_Your goal_. What follows is a set of entries. Repeat them exactly, but not their pictures.

Dataset items
== == ==

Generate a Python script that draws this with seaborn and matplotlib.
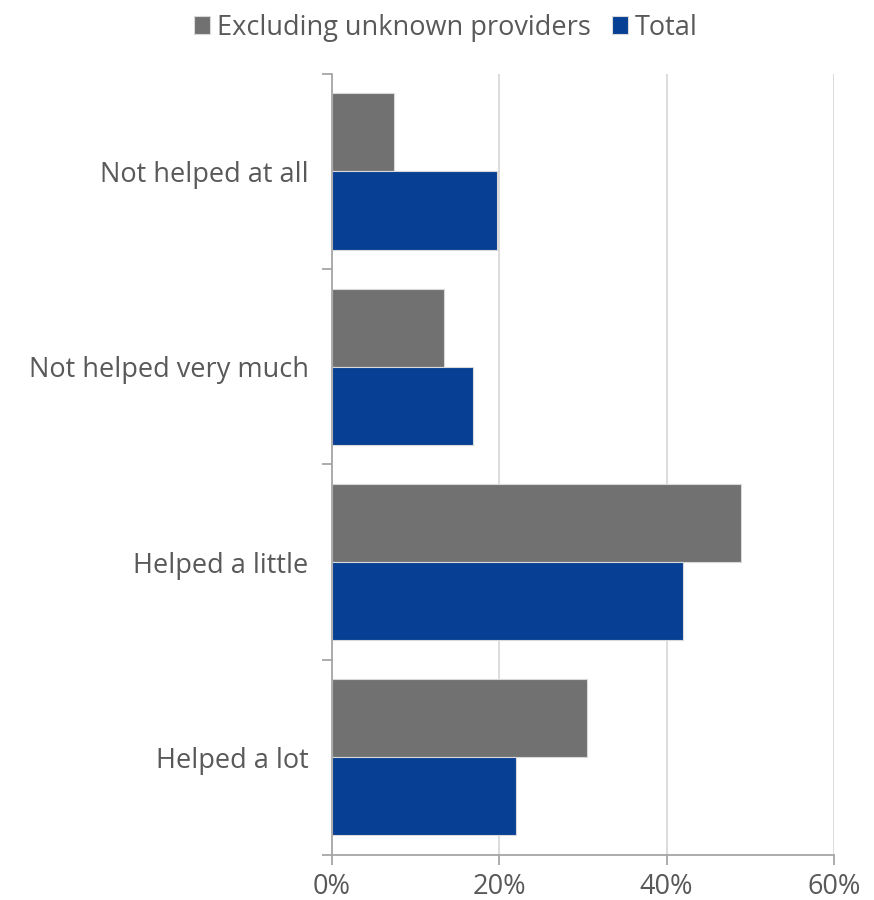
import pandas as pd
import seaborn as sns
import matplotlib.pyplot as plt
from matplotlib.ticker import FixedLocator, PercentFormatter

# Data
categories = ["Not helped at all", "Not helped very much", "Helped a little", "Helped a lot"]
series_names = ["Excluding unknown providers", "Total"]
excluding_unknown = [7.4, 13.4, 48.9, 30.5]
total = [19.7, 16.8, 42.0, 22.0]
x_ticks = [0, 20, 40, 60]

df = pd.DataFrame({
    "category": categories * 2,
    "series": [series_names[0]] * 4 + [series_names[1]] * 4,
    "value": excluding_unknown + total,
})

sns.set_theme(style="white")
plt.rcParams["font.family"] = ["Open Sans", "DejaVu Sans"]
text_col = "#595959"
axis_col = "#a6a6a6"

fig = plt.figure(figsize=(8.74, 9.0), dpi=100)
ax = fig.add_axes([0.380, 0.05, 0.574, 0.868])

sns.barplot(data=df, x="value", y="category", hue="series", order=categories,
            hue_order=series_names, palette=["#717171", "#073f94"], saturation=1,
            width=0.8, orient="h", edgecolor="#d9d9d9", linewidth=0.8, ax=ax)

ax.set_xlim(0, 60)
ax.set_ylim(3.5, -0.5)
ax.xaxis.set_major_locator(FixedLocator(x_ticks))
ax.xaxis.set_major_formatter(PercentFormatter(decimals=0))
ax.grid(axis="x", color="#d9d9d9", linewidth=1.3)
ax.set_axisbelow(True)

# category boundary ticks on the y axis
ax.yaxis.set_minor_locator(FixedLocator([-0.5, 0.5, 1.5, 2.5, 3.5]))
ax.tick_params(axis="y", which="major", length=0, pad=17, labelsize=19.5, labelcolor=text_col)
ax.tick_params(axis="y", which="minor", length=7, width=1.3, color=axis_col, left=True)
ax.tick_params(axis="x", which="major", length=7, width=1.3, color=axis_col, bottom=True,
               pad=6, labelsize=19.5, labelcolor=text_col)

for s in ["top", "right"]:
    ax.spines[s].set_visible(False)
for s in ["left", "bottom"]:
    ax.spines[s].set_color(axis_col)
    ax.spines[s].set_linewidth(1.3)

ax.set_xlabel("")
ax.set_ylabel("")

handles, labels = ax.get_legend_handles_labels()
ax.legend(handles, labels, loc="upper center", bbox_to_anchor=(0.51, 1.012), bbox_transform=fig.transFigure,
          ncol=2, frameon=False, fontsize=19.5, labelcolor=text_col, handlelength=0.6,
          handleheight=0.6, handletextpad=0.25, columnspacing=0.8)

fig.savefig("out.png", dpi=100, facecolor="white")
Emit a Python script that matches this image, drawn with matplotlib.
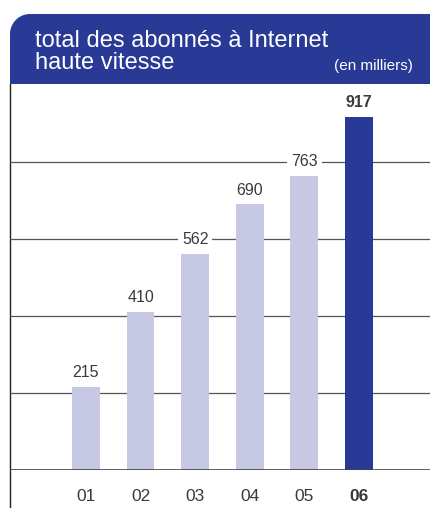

== == ==

_The response_.
Generate a Python script that draws this with seaborn and matplotlib.
import pandas as pd
import seaborn as sns
import matplotlib.pyplot as plt
from matplotlib.ticker import FixedLocator, PercentFormatter

# Data
categories = ["Not helped at all", "Not helped very much", "Helped a little", "Helped a lot"]
series_names = ["Excluding unknown providers", "Total"]
excluding_unknown = [7.4, 13.4, 48.9, 30.5]
total = [19.7, 16.8, 42.0, 22.0]
x_ticks = [0, 20, 40, 60]

df = pd.DataFrame({
    "category": categories * 2,
    "series": [series_names[0]] * 4 + [series_names[1]] * 4,
    "value": excluding_unknown + total,
})

sns.set_theme(style="white")
plt.rcParams["font.family"] = ["Open Sans", "DejaVu Sans"]
text_col = "#595959"
axis_col = "#a6a6a6"

fig = plt.figure(figsize=(8.74, 9.0), dpi=100)
ax = fig.add_axes([0.380, 0.05, 0.574, 0.868])

sns.barplot(data=df, x="value", y="category", hue="series", order=categories,
            hue_order=series_names, palette=["#717171", "#073f94"], saturation=1,
            width=0.8, orient="h", edgecolor="#d9d9d9", linewidth=0.8, ax=ax)

ax.set_xlim(0, 60)
ax.set_ylim(3.5, -0.5)
ax.xaxis.set_major_locator(FixedLocator(x_ticks))
ax.xaxis.set_major_formatter(PercentFormatter(decimals=0))
ax.grid(axis="x", color="#d9d9d9", linewidth=1.3)
ax.set_axisbelow(True)

# category boundary ticks on the y axis
ax.yaxis.set_minor_locator(FixedLocator([-0.5, 0.5, 1.5, 2.5, 3.5]))
ax.tick_params(axis="y", which="major", length=0, pad=17, labelsize=19.5, labelcolor=text_col)
ax.tick_params(axis="y", which="minor", length=7, width=1.3, color=axis_col, left=True)
ax.tick_params(axis="x", which="major", length=7, width=1.3, color=axis_col, bottom=True,
               pad=6, labelsize=19.5, labelcolor=text_col)

for s in ["top", "right"]:
    ax.spines[s].set_visible(False)
for s in ["left", "bottom"]:
    ax.spines[s].set_color(axis_col)
    ax.spines[s].set_linewidth(1.3)

ax.set_xlabel("")
ax.set_ylabel("")

handles, labels = ax.get_legend_handles_labels()
ax.legend(handles, labels, loc="upper center", bbox_to_anchor=(0.51, 1.012), bbox_transform=fig.transFigure,
          ncol=2, frameon=False, fontsize=19.5, labelcolor=text_col, handlelength=0.6,
          handleheight=0.6, handletextpad=0.25, columnspacing=0.8)

fig.savefig("out.png", dpi=100, facecolor="white")
Emit a Python script that matches this image, drawn with matplotlib.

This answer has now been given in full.